Predicting attention-deficit/hyperactivity disorder severity from psychosocial stress and stress-response genes: a random forest regression approach.

Author information

Department of Psychiatry, University Medical Center Groningen, University of Groningen, Groningen, The Netherlands.
K.G. Jebsen Centre for Psychosis Research/Norwegian Centre for Mental Disorder Research (NORMENT), Institute of Clinical Medicine, University of Oslo, Oslo, Norway.
Department of Human Genetics and Psychiatry, Donders Institute for Brain, Cognition and Behaviour, Radboud University Medical Centre, Nijmegen, The Netherlands.
Department of Clinical Neuropsychology, VU University Amsterdam, Amsterdam, The Netherlands.
Department of Psychiatry, SUNY Upstate Medical University, Syracuse, NY, USA.
Department of Neuroscience and Physiology, SUNY Upstate Medical University, Syracuse, NY, USA.
K.G. Jebsen Centre for Psychiatric Disorders, Department of Biomedicine, University of Bergen, Bergen, Norway.
Karakter Child and Adolescent Psychiatry University Centre, Nijmegen, The Netherlands.
Department of Cognitive Neuroscience, Donders Institute for Brain, Cognition and Behaviour, Radboud University Medical Centre, Nijmegen, The Netherlands.

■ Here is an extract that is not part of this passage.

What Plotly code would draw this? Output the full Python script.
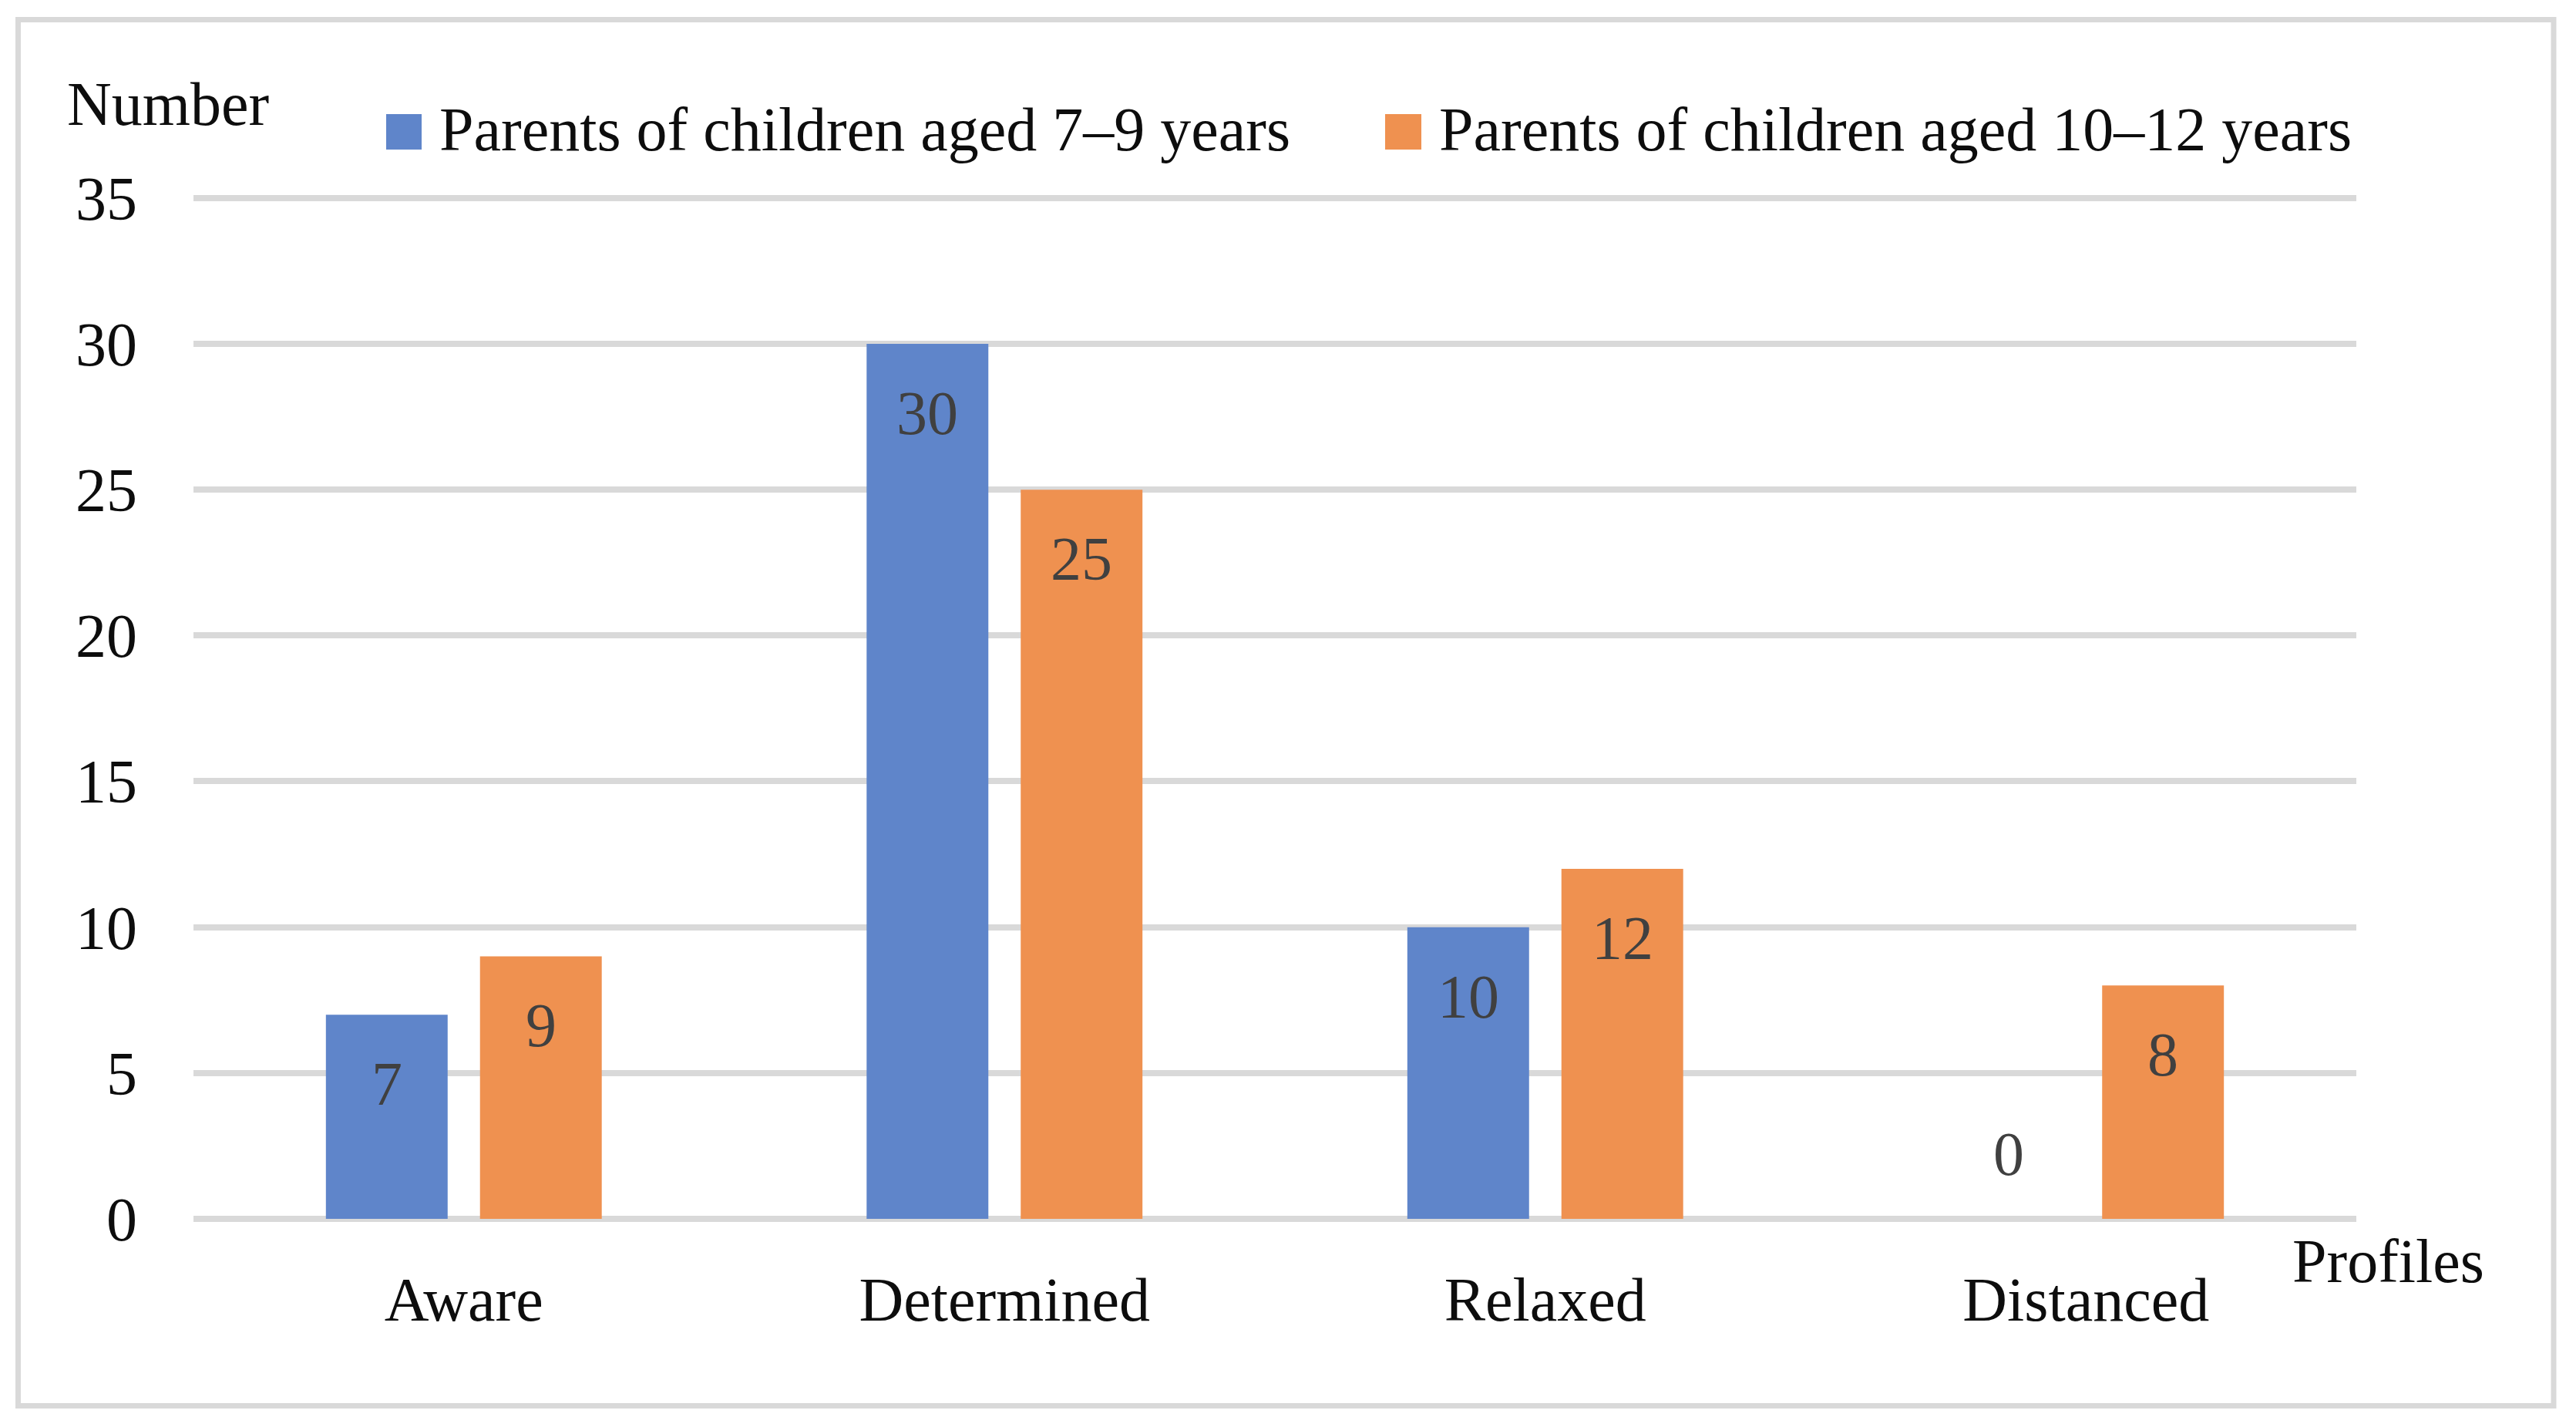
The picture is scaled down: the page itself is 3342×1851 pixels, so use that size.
import plotly.graph_objects as go

# ---- data ----
categories = ["Aware", "Determined", "Relaxed", "Distanced"]
series_names = ["Parents of children aged 7–9 years", "Parents of children aged 10–12 years"]
values_7_9 = [7, 30, 10, 0]
values_10_12 = [9, 25, 12, 8]
y_ticks = [0, 5, 10, 15, 20, 25, 30, 35]
y_title = "Number"
x_title = "Profiles"

# ---- style ----
PAGE_OFF = 8  # default body margin of the html page
Y_TOP = 35.1  # small headroom so the top gridline is drawn
W, H = 3342 - PAGE_OFF, 1851 - PAGE_OFF
PW = 2806
PH = round(1324 * Y_TOP / 35)
ML = 251 - PAGE_OFF
MT = 1581 - PAGE_OFF - PH
MR, MB = W - ML - PW, H - MT - PH
FONT = "Liberation Serif"
FS = 80
colors = ["#5F85CA", "#EF9150"]
GRID = "#D9D9D9"
TXT = "#0D0D0D"
LBL = "#404040"

# convert page pixel positions to paper coordinates
def px_x(x):
    return (x - PAGE_OFF - ML) / PW

def px_y(y):
    return (MT + PH - (y - PAGE_OFF)) / PH

series_values = [values_7_9, values_10_12]

fig = go.Figure()
for name, vals, col in zip(series_names, series_values, colors):
    fig.add_trace(go.Bar(x=categories, y=vals, name=name, marker_color=col,
                         marker_line_width=0, showlegend=False))

annotations = []
# data labels
slot_px = 200
for i, vals in enumerate(series_values):
    shift = (i - 0.5) * slot_px
    for c, v in zip(categories, vals):
        annotations.append(dict(
            x=c, y=v, xref="x", yref="y", text=str(v), showarrow=False,
            xshift=shift, yshift=(-90 if v > 0 else 84),
            xanchor="center", yanchor="middle",
            font=dict(family=FONT, size=FS, color=LBL)))

# manual legend
leg_sq = [(501, 547), (1797, 1844)]
leg_txt = [568, 1865]
shapes = []
for (x0, x1), tx, name, col in zip(leg_sq, leg_txt, series_names, colors):
    shapes.append(dict(type="rect", xref="paper", yref="paper",
                       x0=px_x(x0), x1=px_x(x1), y0=px_y(194), y1=px_y(148),
                       fillcolor=col, line_width=0))
    annotations.append(dict(x=px_x(tx), y=px_y(167.5), xref="paper", yref="paper",
                            text=name, showarrow=False, xanchor="left", yanchor="middle",
                            font=dict(family=FONT, size=FS, color=TXT)))

# axis titles
annotations.append(dict(x=px_x(85), y=px_y(135.5), xref="paper", yref="paper",
                        text=y_title, showarrow=False, xanchor="left", yanchor="middle",
                        font=dict(family=FONT, size=FS, color=TXT)))
annotations.append(dict(x=px_x(2972), y=px_y(1636.5), xref="paper", yref="paper",
                        text=x_title, showarrow=False, xanchor="left", yanchor="middle",
                        font=dict(family=FONT, size=FS, color=TXT)))

# outer border
shapes.append(dict(type="rect", xref="paper", yref="paper",
                   x0=px_x(23.5), x1=px_x(3313), y0=px_y(1823.5), y1=px_y(25.5),
                   line=dict(color=GRID, width=7), fillcolor="rgba(0,0,0,0)", layer="below"))

fig.update_layout(
    width=W, height=H,
    margin=dict(l=ML, r=MR, t=MT, b=MB, pad=0),
    paper_bgcolor="white", plot_bgcolor="white",
    barmode="group", bargap=0.43, bargroupgap=0.21,
    font=dict(family=FONT, size=FS, color=TXT),
    showlegend=False,
    annotations=annotations, shapes=shapes,
)
fig.update_xaxes(showgrid=False, showline=False, zeroline=False, ticks="",
                 tickfont=dict(family=FONT, size=FS, color=TXT), ticklabelstandoff=51)
fig.update_yaxes(range=[0, Y_TOP], tickvals=y_ticks, showgrid=True, gridcolor=GRID, gridwidth=7.5,
                 zeroline=True, zerolinecolor=GRID, zerolinewidth=7.5, showline=False, ticks="",
                 tickfont=dict(family=FONT, size=FS, color=TXT), ticklabelstandoff=72)

fig.write_html("out.html")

Identifying genetic variants contributing to attention-deficit/hyperactivity disorder (ADHD) is complicated by the involvement of numerous common genetic variants with small effects, interacting with each other as well as with environmental factors, such as stress exposure. Random forest regression is well suited to explore this complexity, as it allows for the analysis of many predictors simultaneously, taking into account any higher-order interactions among them. Using random forest regression, we predicted ADHD severity, measured by Conners' Parent Rating Scales, from 686 adolescents and young adults (of which 281 were diagnosed with ADHD). The analysis included 17 374 single-nucleotide polymorphisms (SNPs) across 29 genes previously linked to hypothalamic-pituitary-adrenal (HPA) axis activity, together with information on exposure to 24 individual long-term difficulties or stressful life events. The model explained 12.5% of variance in ADHD severity. The most important SNP, which also showed the strongest interaction with stress exposure, was located in a region regulating the expression of telomerase reverse transcriptase (TERT). Other high-ranking SNPs were found in or near NPSR1, ESR1, GABRA6, PER3, NR3C2 and DRD4. Chronic stressors were more influential than single, severe, life events. Top hits were partly shared with conduct problems. We conclude that random forest regression may be used to investigate how multiple genetic and environmental factors jointly contribute to ADHD. It is able to implicate novel SNPs of interest, interacting with stress exposure, and may explain inconsistent findings in ADHD genetics. This exploratory approach may be best combined with more hypothesis-driven research; top predictors and their interactions with one another should be replicated in independent samples.